El exquisito mundo de Eduardo Villanueva

Mi columna de este martes sobre “Los puritanos” de Bellini movió un generoso comentario de Eduardo Villanueva, uno de los más cultos músicos que jamás haya tratado y cuya labor en la promoción del género musical clásico ha contribuido a…

Mi columna de este martes sobre “Los puritanos” de Bellini movió un generoso comentario de Eduardo Villanueva, uno de los más cultos músicos que jamás haya tratado y cuya labor en la promoción del género musical clásico ha contribuido a mejorar el gusto por la buena música y a entenderla.

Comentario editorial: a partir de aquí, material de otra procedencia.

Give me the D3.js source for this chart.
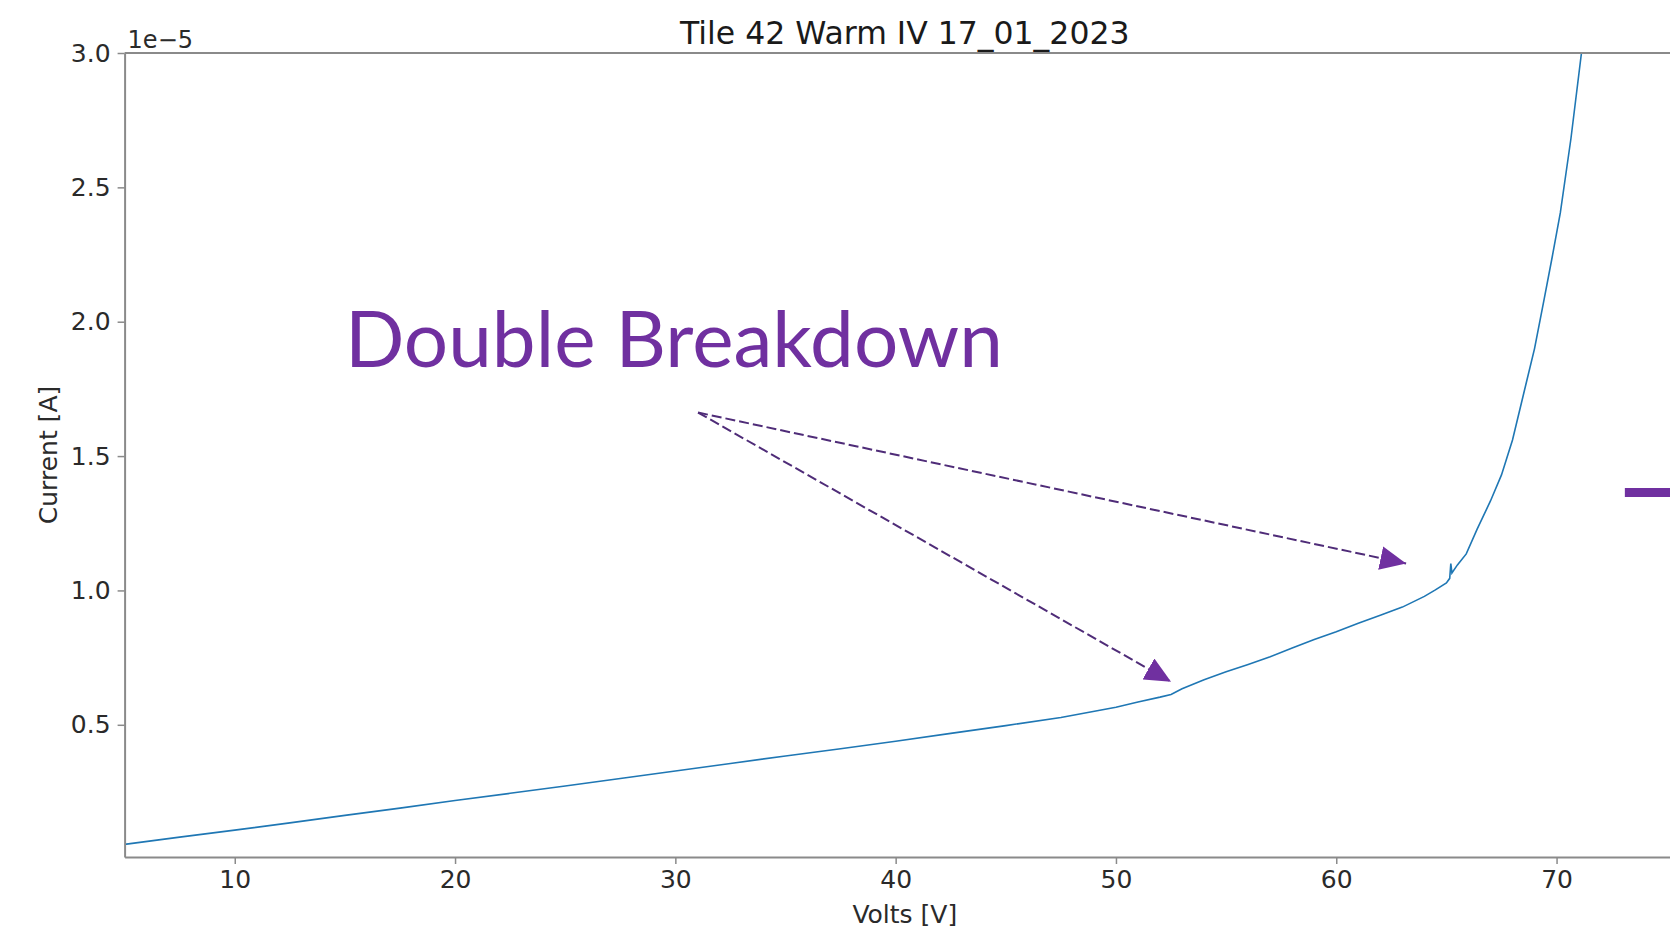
<!DOCTYPE html>
<html>
<head>
<meta charset="utf-8">
<script src="https://cdn.jsdelivr.net/npm/d3@7"></script>
<style>
  body { margin: 0; background: #fff; overflow: hidden; }
  text { font-family: "DejaVu Sans", sans-serif; }
</style>
</head>
<body>
<svg id="chart"></svg>
<script>
// IV sweep, current in units of 1e-5 A
const volts = [5, 7.5, 10, 12.5, 15, 17.5, 20, 22.5, 25, 27.5, 30, 32.5, 35, 37.5, 40, 42.5, 45, 47.5,
  50, 51, 52, 52.5, 53, 53.5, 54, 55, 56, 57, 58, 59, 60, 61, 62, 63, 64, 64.5, 65, 65.15, 65.2, 65.25,
  65.5, 65.9, 66.4, 67.0, 67.5, 68.0, 68.5, 69.0, 69.45, 69.8, 70.17, 70.65, 71.13, 71.5];
const current = [0.055, 0.082, 0.108, 0.135, 0.163, 0.190, 0.218, 0.245, 0.272, 0.300, 0.328, 0.356, 0.384, 0.411, 0.439, 0.468, 0.497, 0.527,
  0.565, 0.585, 0.603, 0.613, 0.634, 0.651, 0.668, 0.697, 0.724, 0.753, 0.786, 0.817, 0.846, 0.878, 0.908, 0.938, 0.978, 1.002, 1.028, 1.045, 1.100, 1.065,
  1.095, 1.136, 1.229, 1.333, 1.430, 1.560, 1.730, 1.900, 2.090, 2.240, 2.405, 2.680, 3.000, 3.200];

const xTicks = [10, 20, 30, 40, 50, 60, 70];
const yTicks = [0.5, 1.0, 1.5, 2.0, 2.5, 3.0];

// annotation anchors in data units (volts, 1e-5 A)
const arrowStart = [31.03, 1.662];
const arrowTips = [[52.5, 0.66], [63.17, 1.10]];
const labelPos = [15.0, 1.83];
const stubArrow = [[73.1, 1.364], [76, 1.364]];

const width = 1670, height = 932;
const margin = { top: 53, right: -15, bottom: 75, left: 124.6 };

const svg = d3.select("#chart")
    .attr("width", width)
    .attr("height", height);

const x = d3.scaleLinear()
    .domain([5, 75.83])
    .range([margin.left, width - margin.right]);

const y = d3.scaleLinear()
    .domain([0.008, 3.0])
    .range([height - margin.bottom, margin.top]);

svg.append("defs").append("clipPath")
    .attr("id", "plotClip")
    .append("rect")
    .attr("x", x.range()[0])
    .attr("y", y.range()[1])
    .attr("width", x.range()[1] - x.range()[0])
    .attr("height", y.range()[0] - y.range()[1]);

svg.select("defs").append("marker")
    .attr("id", "head")
    .attr("markerUnits", "userSpaceOnUse")
    .attr("markerWidth", 28)
    .attr("markerHeight", 24)
    .attr("refX", 26)
    .attr("refY", 12)
    .attr("orient", "auto")
    .append("path")
    .attr("d", "M0,0 L26,12 L0,24 Z")
    .attr("fill", "#7030a0");

const line = d3.line()
    .x((d, i) => x(volts[i]))
    .y(d => y(d));

svg.append("path")
    .datum(current)
    .attr("clip-path", "url(#plotClip)")
    .attr("fill", "none")
    .attr("stroke", "#1f77b4")
    .attr("stroke-width", 1.6)
    .attr("d", line);

// axes
const spine = "#8a8a8a";
const xAxis = svg.append("g")
    .attr("transform", `translate(0,${y.range()[0]})`)
    .call(d3.axisBottom(x).tickValues(xTicks).tickSize(7).tickPadding(6).tickSizeOuter(0).tickFormat(d3.format("d")));
const yAxis = svg.append("g")
    .attr("transform", `translate(${x.range()[0]},0)`)
    .call(d3.axisLeft(y).tickValues(yTicks).tickSize(7).tickPadding(7).tickSizeOuter(0).tickFormat(d3.format(".1f")));

[xAxis, yAxis].forEach(g => {
  g.select(".domain").attr("stroke", spine).attr("stroke-width", 2);
  g.selectAll(".tick line").attr("stroke", spine).attr("stroke-width", 1.5);
  g.selectAll(".tick text")
      .attr("fill", "#2a2a2a")
      .style("font-family", "DejaVu Sans")
      .style("font-size", "25px");
});

// top spine
svg.append("line")
    .attr("x1", x.range()[0]).attr("x2", width)
    .attr("y1", y.range()[1]).attr("y2", y.range()[1])
    .attr("stroke", spine).attr("stroke-width", 2);

svg.append("text")
    .attr("x", x.range()[0] + 3)
    .attr("y", y.range()[1] - 5)
    .attr("fill", "#2a2a2a")
    .attr("font-size", "24px")
    .text("1e\u22125");

svg.append("text")
    .attr("x", (x.range()[0] + x.range()[1]) / 2)
    .attr("y", 44)
    .attr("text-anchor", "middle")
    .attr("fill", "#1a1a1a")
    .attr("font-size", "31.5px")
    .text("Tile 42 Warm IV 17_01_2023");

svg.append("text")
    .attr("x", (x.range()[0] + x.range()[1]) / 2)
    .attr("y", 923)
    .attr("text-anchor", "middle")
    .attr("fill", "#2a2a2a")
    .attr("font-size", "25px")
    .text("Volts [V]");

svg.append("text")
    .attr("transform", "rotate(-90)")
    .attr("x", -(y.range()[0] + y.range()[1]) / 2)
    .attr("y", 57)
    .attr("text-anchor", "middle")
    .attr("fill", "#2a2a2a")
    .attr("font-size", "25px")
    .text("Current [A]");

// annotation overlay
svg.append("text")
    .attr("x", x(labelPos[0]))
    .attr("y", y(labelPos[1]))
    .attr("fill", "#7030a0")
    .attr("font-size", "78px")
    .attr("textLength", 658)
    .attr("lengthAdjust", "spacingAndGlyphs")
    .style("font-family", "Lato, 'Open Sans', sans-serif")
    .text("Double Breakdown");

svg.selectAll(".arrow")
    .data(arrowTips)
    .join("line")
    .attr("class", "arrow")
    .attr("x1", x(arrowStart[0]))
    .attr("y1", y(arrowStart[1]))
    .attr("x2", d => x(d[0]))
    .attr("y2", d => y(d[1]))
    .attr("stroke", "#4f2c78")
    .attr("stroke-width", 2)
    .attr("stroke-dasharray", "10,4")
    .attr("marker-end", "url(#head)");

svg.append("line")
    .attr("x1", x(stubArrow[0][0]))
    .attr("x2", x(stubArrow[1][0]))
    .attr("y1", y(stubArrow[0][1]))
    .attr("y2", y(stubArrow[1][1]))
    .attr("stroke", "#7030a0")
    .attr("stroke-width", 9);
</script>
</body>
</html>
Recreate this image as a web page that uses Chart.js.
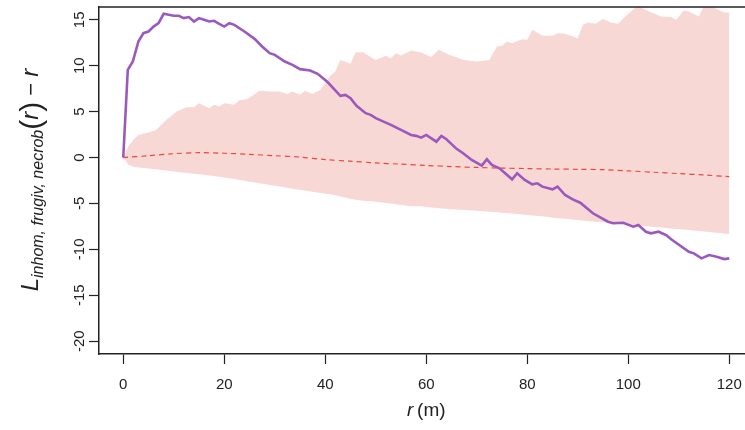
<!DOCTYPE html>
<html>
<head>
<meta charset="utf-8">
<script src="https://cdn.jsdelivr.net/npm/chart.js@4.4.1/dist/chart.umd.min.js"></script>
<style>
    html, body { margin: 0; padding: 0; background: #fff; overflow: hidden; }
    #wrap { width: 760px; height: 430px; }
</style>
</head>
<body>
<div id="wrap"><canvas id="lfun-chart" width="760" height="430"></canvas></div>
<script>
// axis ticks
const xTicks = [0, 20, 40, 60, 80, 100, 120];
const yTicks = [-20, -15, -10, -5, 0, 5, 10, 15];

// observed L(r) - r
const obsR = [0, 0.9, 1.9, 3, 4, 5, 6, 7, 8, 9, 10, 11, 12, 13, 14, 15, 16, 17, 18, 19, 20, 21, 22,
    24, 26, 27.5, 29, 30, 32, 33.5, 35, 37, 38.5, 40.5, 43, 44, 45, 46.2, 48, 49, 50, 52, 53, 55,
    57, 58, 59, 60, 62, 63, 64, 66, 67.3, 69, 71, 72, 73, 74.5, 77, 78, 79.5, 81, 82, 83, 85, 86,
    87.5, 89, 90.5, 93, 96, 97, 99, 101, 102, 103.5, 104.5, 106, 107.5, 108.5, 112, 113, 114.5,
    116, 117.5, 119, 120];
const obsL = [0, 9.55, 10.46, 12.64, 13.55, 13.73, 14.27, 14.64, 15.66, 15.55, 15.44, 15.44, 15.19,
    15.3, 14.82, 15.19, 15.0, 14.82, 14.9, 14.57, 14.27, 14.64, 14.46,
    13.73, 12.93, 12.1, 11.37, 11.19, 10.46, 10.1, 9.63, 9.48, 9.12, 8.2, 6.72, 6.83, 6.47, 5.63,
    4.83, 4.65, 4.29, 3.81, 3.56, 3.01,
    2.46, 2.36, 2.17, 2.46, 1.73, 2.36, 2.0, 0.95, 0.47, -0.26, -0.88, -0.19, -0.81, -1.17, -2.37,
    -1.71, -2.44, -2.92, -2.81, -3.17, -3.46, -3.17,
    -4.08, -4.55, -4.92, -6.07, -6.99, -7.16, -7.1, -7.53, -7.35, -8.08, -8.25, -8.08, -8.44, -8.91,
    -10.26, -10.44, -10.98, -10.62, -10.8, -11.06, -10.98];

// theoretical curve (mean of simulations)
const theoR = [0, 5, 10, 15, 20, 25, 30, 35, 40, 45, 50, 55, 60, 65, 70, 75, 80, 85, 90, 95, 100,
    105, 110, 115, 120];
const theoL = [0, 0.2, 0.42, 0.53, 0.47, 0.35, 0.2, 0.05, -0.22, -0.4, -0.58, -0.72, -0.86, -0.98,
    -1.08, -1.15, -1.2, -1.25, -1.28, -1.32, -1.45, -1.6, -1.75, -1.9, -2.08];

// simulation envelope
const envR = [0, 1, 2, 3, 5, 6.5, 8.5, 10.5, 12.5, 14, 15, 16, 17, 18, 19, 20, 22, 23, 24.5, 27,
    29, 31, 32.5, 33.5, 35, 36, 37.5, 39, 41, 42, 43, 45, 46, 47.5, 50, 52, 53, 54, 55, 57, 59,
    61, 62.5, 64.5, 67.5, 70, 72.5, 74, 75, 76, 77, 79, 80, 81, 83, 85, 86, 87.5, 90, 91, 92,
    93.5, 95, 96.5, 98, 100, 102, 103, 105, 106.5, 108.5, 109.5, 111, 112, 114, 115, 116, 117.5,
    119, 120];
const envHi = [0, 1.2, 1.9, 2.46, 2.72, 3.0, 4.1, 5.0, 5.48, 5.48, 5.92, 5.63, 5.38, 5.74, 5.55,
    5.92, 5.74, 6.28, 6.36, 7.29,
    7.19, 7.19, 6.93, 7.19, 6.83, 7.29, 6.93, 7.37, 8.9, 9.37, 10.64, 10.21, 11.44, 11.48, 10.64,
    11.08, 10.83, 11.37, 11.11, 11.66, 11.44,
    10.94, 11.73, 11.19, 10.64, 10.46, 10.64, 12.1, 12.17, 12.64, 12.46, 12.9, 12.82, 13.91, 13.3,
    13.26, 13.55, 13.48, 13.0, 14.46, 14.71,
    14.57, 15.08, 14.71, 14.57, 15.66, 16.6, 16.17, 15.73, 15.37, 15.3, 15.0, 16.02, 15.91, 15.37,
    16.6, 16.6, 16.17,
    15.8, 15.8];
const envLo = [0, -0.75, -1.0, -1.08, -1.2, -1.28, -1.4, -1.55, -1.67, -1.76, -1.82, -1.88, -1.95,
    -2.02, -2.1, -2.16, -2.35, -2.45, -2.57, -2.8,
    -2.98, -3.15, -3.3, -3.4, -3.5, -3.6, -3.72, -3.85, -4.0, -4.12, -4.25, -4.48, -4.6, -4.7,
    -4.82, -4.94, -5.0, -5.1, -5.18, -5.3, -5.3,
    -5.45, -5.53, -5.6, -5.7, -5.79, -5.9, -5.97, -6.02, -6.06, -6.1, -6.2, -6.25, -6.3, -6.4,
    -6.53, -6.6, -6.68, -6.8, -6.85, -6.9,
    -6.98, -7.05, -7.12, -7.2, -7.3, -7.4, -7.46, -7.56, -7.63, -7.72, -7.77, -7.83, -7.88, -8.0,
    -8.05, -8.1, -8.18,
    -8.27, -8.33];

const FONT = "'Liberation Sans', Arial, Helvetica, sans-serif";
const INK = '#222222';

const toXY = (xs, ys) => xs.map((x, i) => ({x: x, y: ys[i]}));

// top edge of the plot box (left and bottom come from the axis borders)
const frameTop = {
    id: 'frameTop',
    afterDraw(chart) {
        const {ctx, chartArea} = chart;
        ctx.save();
        ctx.strokeStyle = INK;
        ctx.lineWidth = 1.5;
        ctx.beginPath();
        ctx.moveTo(chartArea.left, chartArea.top);
        ctx.lineTo(chartArea.right, chartArea.top);
        ctx.stroke();
        ctx.restore();
    }
};

// axis titles with mixed italic / subscript pieces
function drawPieces(ctx, pieces) {
    let total = 0;
    pieces.forEach(p => {
        ctx.font = p.font;
        p.w = ctx.measureText(p.t).width;
        total += p.w;
    });
    let x = -total / 2;
    pieces.forEach(p => {
        ctx.font = p.font;
        ctx.fillText(p.t, x, p.dy || 0);
        x += p.w;
    });
}

const axisTitles = {
    id: 'axisTitles',
    afterDraw(chart) {
        const {ctx} = chart;
        const xs = chart.scales.x;
        ctx.save();
        ctx.fillStyle = INK;
        ctx.textBaseline = 'alphabetic';
        ctx.textAlign = 'left';

        ctx.save();
        ctx.translate(xs.getPixelForValue(60), 416);
        drawPieces(ctx, [
            {t: 'r', font: `italic 19px ${FONT}`},
            {t: '\u2009(m)', font: `19px ${FONT}`}
        ]);
        ctx.restore();

        ctx.save();
        ctx.translate(38, 180);
        ctx.rotate(-Math.PI / 2);
        drawPieces(ctx, [
            {t: 'L', font: `italic 24px ${FONT}`},
            {t: 'inhom, frugiv, necrob', font: `italic 16px ${FONT}`, dy: 5},
            {t: '(', font: `30px ${FONT}`, dy: 3},
            {t: 'r', font: `italic 24px ${FONT}`},
            {t: ')', font: `30px ${FONT}`, dy: 3},
            {t: ' \u2212 ', font: `22px ${FONT}`},
            {t: 'r', font: `italic 24px ${FONT}`}
        ]);
        ctx.restore();

        ctx.restore();
    }
};

const ctx = document.getElementById('lfun-chart').getContext('2d');

new Chart(ctx, {
    type: 'line',
    data: {
        datasets: [
            {
                label: 'obs',
                data: toXY(obsR, obsL),
                borderColor: '#9b59bd',
                borderWidth: 2.6,
                pointRadius: 0,
                tension: 0,
                fill: false
            },
            {
                label: 'theo',
                data: toXY(theoR, theoL),
                borderColor: '#e9473d',
                borderWidth: 1.2,
                borderDash: [5, 4],
                pointRadius: 0,
                tension: 0.3,
                fill: false
            },
            {
                label: 'hi',
                data: toXY(envR, envHi),
                borderWidth: 0,
                borderColor: 'rgba(0,0,0,0)',
                backgroundColor: '#f7d8d5',
                pointRadius: 0,
                tension: 0,
                fill: '+1'
            },
            {
                label: 'lo',
                data: toXY(envR, envLo),
                borderWidth: 0,
                borderColor: 'rgba(0,0,0,0)',
                pointRadius: 0,
                tension: 0,
                fill: false
            }
        ]
    },
    options: {
        responsive: false,
        animation: false,
        events: [],
        layout: {padding: {top: 7, right: 6.5, left: 0, bottom: 0}},
        plugins: {
            legend: {display: false},
            tooltip: {enabled: false}
        },
        scales: {
            x: {
                type: 'linear',
                min: -4.8,
                max: 124.8,
                afterFit: s => { s.height = 76; },
                afterBuildTicks: s => { s.ticks = xTicks.map(v => ({value: v})); },
                border: {display: true, color: INK, width: 1.5},
                grid: {drawOnChartArea: false, drawTicks: true, tickLength: 10, tickColor: INK, tickWidth: 1.2},
                ticks: {
                    color: INK,
                    font: {family: FONT, size: 15},
                    padding: 12,
                    maxRotation: 0,
                    minRotation: 0
                }
            },
            y: {
                type: 'linear',
                min: -21.4,
                max: 16.4,
                afterFit: s => { s.width = 99; },
                afterBuildTicks: s => { s.ticks = yTicks.map(v => ({value: v})); },
                border: {display: true, color: INK, width: 1.5},
                grid: {drawOnChartArea: false, drawTicks: true, tickLength: 10, tickColor: INK, tickWidth: 1.2},
                ticks: {
                    color: INK,
                    font: {family: FONT, size: 15},
                    padding: -2,
                    minRotation: 90,
                    maxRotation: 90,
                    crossAlign: 'center'
                }
            }
        }
    },
    plugins: [frameTop, axisTitles]
});
</script>
</body>
</html>
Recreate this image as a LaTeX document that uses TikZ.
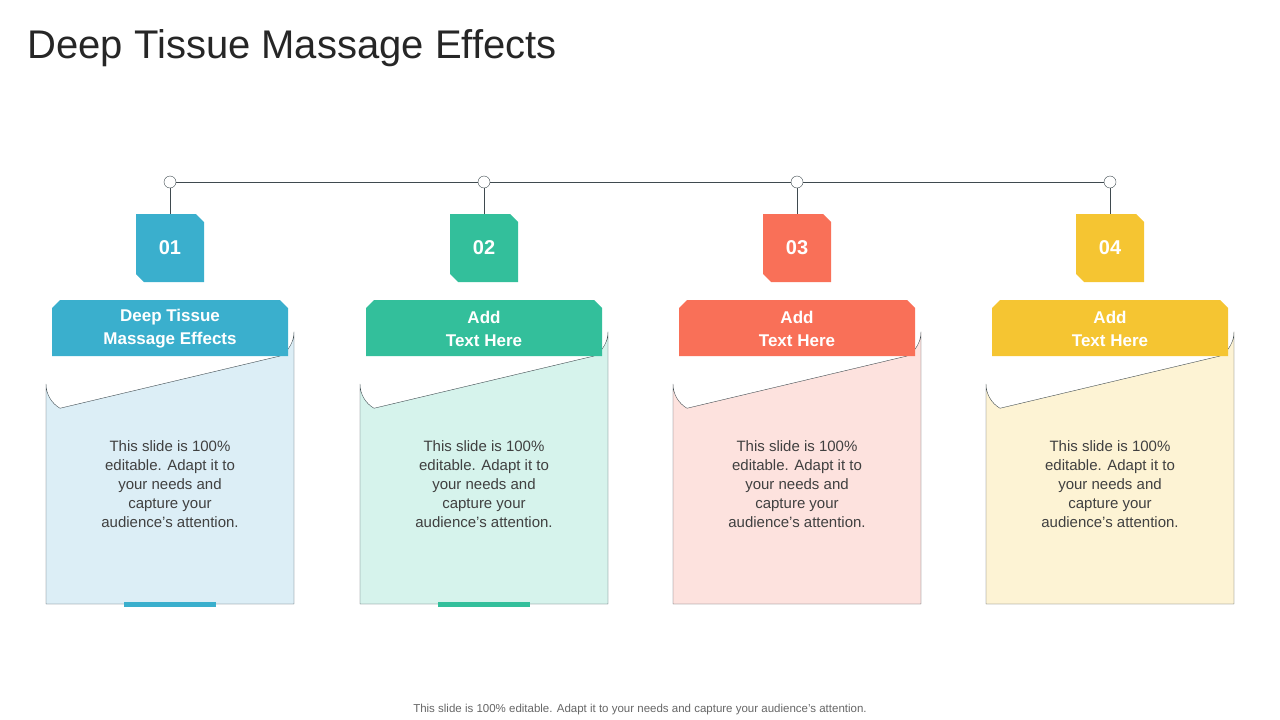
\documentclass[tikz,border=0pt]{standalone}
\usepackage{fontspec}
\setmainfont{Liberation Sans}
\definecolor{cblue}{HTML}{3AAFCD}
\definecolor{cgreen}{HTML}{33BF9B}
\definecolor{cred}{HTML}{F97058}
\definecolor{cyellow}{HTML}{F5C532}
\definecolor{lblue}{HTML}{DCEEF6}
\definecolor{lgreen}{HTML}{D6F3EC}
\definecolor{lred}{HTML}{FDE2DE}
\definecolor{lyellow}{HTML}{FDF3D4}
\definecolor{edgegray}{HTML}{3F4A4F}
\tikzset{
  dot/.style={circle, draw=edgegray, fill=white, inner sep=0pt, minimum size=12pt},
  numtext/.style={text=white, font=\fontsize{20}{24}\selectfont\bfseries},
  headtext/.style={text=white, align=center, font=\fontsize{17}{23}\selectfont\bfseries},
  bodytext/.style={text=black!75, align=center, font=\fontsize{15}{19}\selectfont}
}
\begin{document}
\begin{tikzpicture}[x=1pt,y=-1pt]
	\useasboundingbox (0,0) rectangle (1280,720);
	\node[anchor=west, font=\fontsize{40}{48}\selectfont, text=black!85] (title) at (24,48) {Deep Tissue Massage Effects};
	\node[font=\fontsize{11.5}{14}\selectfont, text=black!60] (foot) at (640,710) {This slide is 100\% editable. Adapt it to your needs and capture your audience's attention.};

	\draw[edgegray] (170,182) -- (1110,182);
	\foreach \cx/\c/\l/\n/\head/\bar in {170/cblue/lblue/01/{Deep Tissue\\Massage Effects}/1,
		484/cgreen/lgreen/02/{Add\\Text Here}/1,
		797/cred/lred/03/{Add\\Text Here}/0,
		1110/cyellow/lyellow/04/{Add\\Text Here}/0} {
		% body with rounded top corners
		\draw[edgegray, fill=\l] (\cx-124,604) -- (\cx-124,384) arc[start angle=180, end angle=120, radius=28]
			-- (\cx+110,356) arc[start angle=60, end angle=0, radius=28] -- (\cx+124,604) -- cycle;
		% header
		\fill[\c] (\cx-118,356) -- (\cx-118,308) -- (\cx-110,300) -- (\cx+110,300) -- (\cx+118,308) -- (\cx+118,356) -- cycle;
		\node[headtext] (head\n) at (\cx,329) {\head};
		% number tab
		\fill[\c] (\cx-34,214) -- (\cx+26,214) -- (\cx+34,222) -- (\cx+34,282) -- (\cx-26,282) -- (\cx-34,274) -- cycle;
		\node[numtext] (num\n) at (\cx,248) {\n};
		\coordinate (tab\n) at (\cx,214);
		\node[dot] (dot\n) at (\cx,182) {};
		\draw[edgegray] (dot\n) -- (tab\n);
		\node[bodytext] (body\n) at (\cx,484) {This slide is 100\%\\editable. Adapt it to\\your needs and\\capture your\\audience's attention.};
		\ifnum\bar=1 \fill[\c] (\cx-46,602) rectangle (\cx+46,607); \fi
	}
\end{tikzpicture}
\end{document}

Eduardo relacionó mi breve escrito con los 15 años de la muerte de Alfredo Kraus, el legendario intérprete de esa ópera, que muy pocos tenores se arriesgan todavía a incluir en sus repertorios, y cuya partitura el célebre cantante llegó a calificar de “inhumana”. Con su habitual agudeza, me dice que “Los puritanos” era un Monte Everest  que después de Kraus “nadie se atrevería a remontar con éxito”, pero que ahora, gracias a dos tenores, el español Celso Albelo y el afroamericano Lawrence Brownlee, “se ha vuelto un llano”.

Compara la voz de Albelo con la de Kraus, su maestro, aunque “más cálida y redonda” y expresa que a diferencia de este, que lo evadía en sus presentaciones en teatros, canta el Fa sobre-agudo de “Los puritanos” con “una gracia, belleza y potencia insospechadas, y con una musicalidad exquisita”. Respecto a Brownlee, al escucharlo piensa Eduardo que optaría por la versión menos arriesgada, como solía hacerlo Kraus, pero que en cambio canta los Re, Mi y Fa sobre-agudos de la composición “como en la ducha de su casa”, con la misma facilidad que asume, supongo, los nueve Do altos del aria “Ah ames amis” de la Hija del Regimiento de Donizetti, que hizo famoso a Pavarotti.

El conocimiento abre al género humano un amplio mundo que lo libera de la oscuridad e ignorancia. En el caso de mi amigo Eduardo ese mundo es increíblemente grande, hermoso y exquisito, al que su breve correo me trasladó, sacándome así por escasos momentos de la monotonía que impone la necesidad diaria de escribir, casi como una obligación, sobre las miserias humanas que envuelven el cotidiano quehacer del periodismo.